Assign cells to gRNAs exceeding a count threshold.

Each cell is assigned to every gRNA with at least assignment_threshold counts. Expects unnormalized count data.

Parameters:
adata AnnData

Annotated data matrix of shape n_obs x n_vars.

assignment_threshold float

Minimum count for a viable assignment.

layer str | None (default: None)

Layer with raw counts. Uses adata.X if None.

output_layer str (default: 'assigned_guides')

Key under which the binary assignment matrix is stored in adata.layers.

Return type:

None

assign_to_max_guide(adata, *, assignment_threshold, layer=None, obs_key='assigned_guide', no_grna_assigned_key='Negative')[source]

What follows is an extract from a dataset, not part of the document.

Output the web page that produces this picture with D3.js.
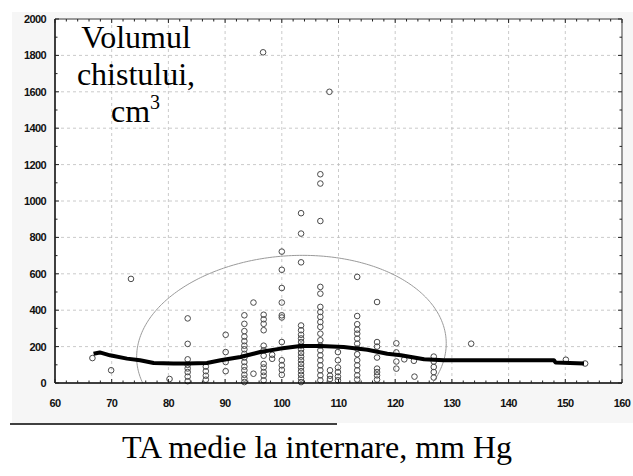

Assign each cell to its most expressed gRNA.

Each cell is assigned to the gRNA with the highest count, provided that count is at least assignment_threshold. Expects unnormalized count data.

Parameters:
adata AnnData

Annotated data matrix of shape n_obs x n_vars.

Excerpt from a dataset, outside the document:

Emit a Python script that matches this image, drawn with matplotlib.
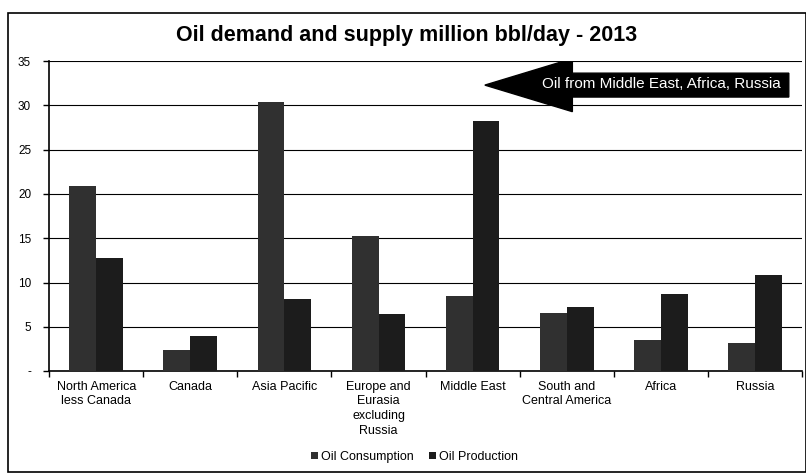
import numpy as np
import matplotlib
matplotlib.use("Agg")
import matplotlib.pyplot as plt
from matplotlib.patches import FancyArrow, Rectangle

plt.rcParams['font.family'] = ['Liberation Sans', 'DejaVu Sans']

regions = ['North America\nless Canada', 'Canada', 'Asia Pacific',
           'Europe and\nEurasia\nexcluding\nRussia', 'Middle East',
           'South and\nCentral America', 'Africa', 'Russia']
consumption = [20.9, 2.4, 30.4, 15.3, 8.5, 6.6, 3.5, 3.2]
production = [12.8, 4.0, 8.1, 6.4, 28.3, 7.2, 8.7, 10.8]
y_ticks = [0, 5, 10, 15, 20, 25, 30, 35]
y_labels = ['-', '5', '10', '15', '20', '25', '30', '35']

fig = plt.figure(figsize=(8.06, 4.73), dpi=100)
ax = fig.add_axes([0.061, 0.2156, 0.934, 0.655])

x = np.arange(len(regions))
w = 0.285
ax.bar(x - w / 2, consumption, w, color='#303030', label='Oil Consumption', zorder=3)
ax.bar(x + w / 2, production, w, color='#1c1c1c', label='Oil Production', zorder=3)

ax.set_xlim(-0.5, len(regions) - 0.5)
ax.set_ylim(0, 35)
ax.set_yticks(y_ticks)
ax.set_yticklabels(y_labels, fontsize=8.5)
ax.yaxis.grid(True, color='black', lw=0.8)
ax.set_axisbelow(True)

ax.set_xticks(x)
ax.set_xticklabels(regions, fontsize=9, linespacing=1.3)
ax.set_xticks(np.arange(len(regions) + 1) - 0.5, minor=True)
ax.tick_params(axis='x', which='major', length=0, pad=7)
ax.tick_params(axis='x', which='minor', length=4, width=1, direction='out')
ax.tick_params(axis='y', length=4, width=1, direction='out', pad=9)
for s in ['top', 'right']:
    ax.spines[s].set_visible(False)
for s in ['left', 'bottom']:
    ax.spines[s].set_linewidth(1.2)

# arrow annotation
ax.add_patch(FancyArrow(7.36, 32.3, -3.23, 0, width=2.7, head_width=6.0,
                        head_length=0.93, length_includes_head=True,
                        color='black', zorder=4))
ax.text(7.27, 32.4, 'Oil from Middle East, Africa, Russia', color='white',
        fontsize=11, ha='right', va='center', zorder=5)

fig.text(0.504, 0.926, 'Oil demand and supply million bbl/day - 2013',
         ha='center', va='center', fontsize=15.5, fontweight='bold')

fig.legend(loc='center', bbox_to_anchor=(0.514, 0.034), ncol=2, frameon=False,
           fontsize=9, handlelength=0.6, handleheight=0.6, handletextpad=0.2,
           columnspacing=1.2)

fig.patches.append(Rectangle((0.01, 0.002), 0.99, 0.971, transform=fig.transFigure,
                             fill=False, lw=1.2, edgecolor='black'))

fig.savefig('out.png', dpi=100)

assignment_threshold float

Minimum count for a viable assignment.

layer str | None (default: None)

Layer with raw counts. Uses adata.X if None.

obs_key str (default: 'assigned_guide')

Column in adata.obs where the assignment is stored.

no_grna_assigned_key str (default: 'Negative')

Label for cells with no guide above threshold.

Return type:

None

assign_mixture_model(adata, *, layer=None, assigned_guides_key='assigned_guide', no_grna_assigned_key='negative', max_assignments_per_cell=5, multiple_grna_assigned_key='multiple', multiple_grna_assignment_string='+', only_return_results=False, max_iter=90, tol=0.0001, posterior_threshold=0.5)[source]

Assign gRNAs using a GPU-accelerated Poisson–Gaussian mixture model.

Fits a two-component mixture (Poisson background + Gaussian signal) to the log₂-transformed non-zero counts of each guide simultaneously using batched Expectation-Maximization on GPU. Like crispat’s Poisson-Gaussian assignment, the fitted model is converted to an integer raw-count threshold. The default posterior cutoff matches pertpy’s crispat-style threshold rule.

Parameters:
adata AnnData

Annotated data matrix with guide RNA counts.

layer str | None (default: None)

Layer with raw counts. Uses adata.X if None.

assigned_guides_key str (default: 'assigned_guide')

Key in adata.obs for storing the assignment result.

no_grna_assigned_key str (default: 'negative')

Label for cells negative for all gRNAs.

max_assignments_per_cell int (default: 5)

Maximum number of gRNAs a cell can be assigned to.

multiple_grna_assigned_key str (default: 'multiple')

Label for cells exceeding max_assignments_per_cell.

multiple_grna_assignment_string str (default: '+')

Delimiter for joining multiple guide names.

only_return_results bool (default: False)

If True, return assignments without modifying adata.

max_iter int (default: 90)

Maximum number of EM iterations.

tol float (default: 0.0001)

Convergence tolerance on parameter changes.

posterior_threshold float (default: 0.5)

Minimum posterior probability of the Gaussian component required for a raw UMI count to define the assignment threshold.

Return type:

ndarray | None

Returns:

If only_return_results is True, returns an array of assignments. Otherwise modifies adata in-place and returns None.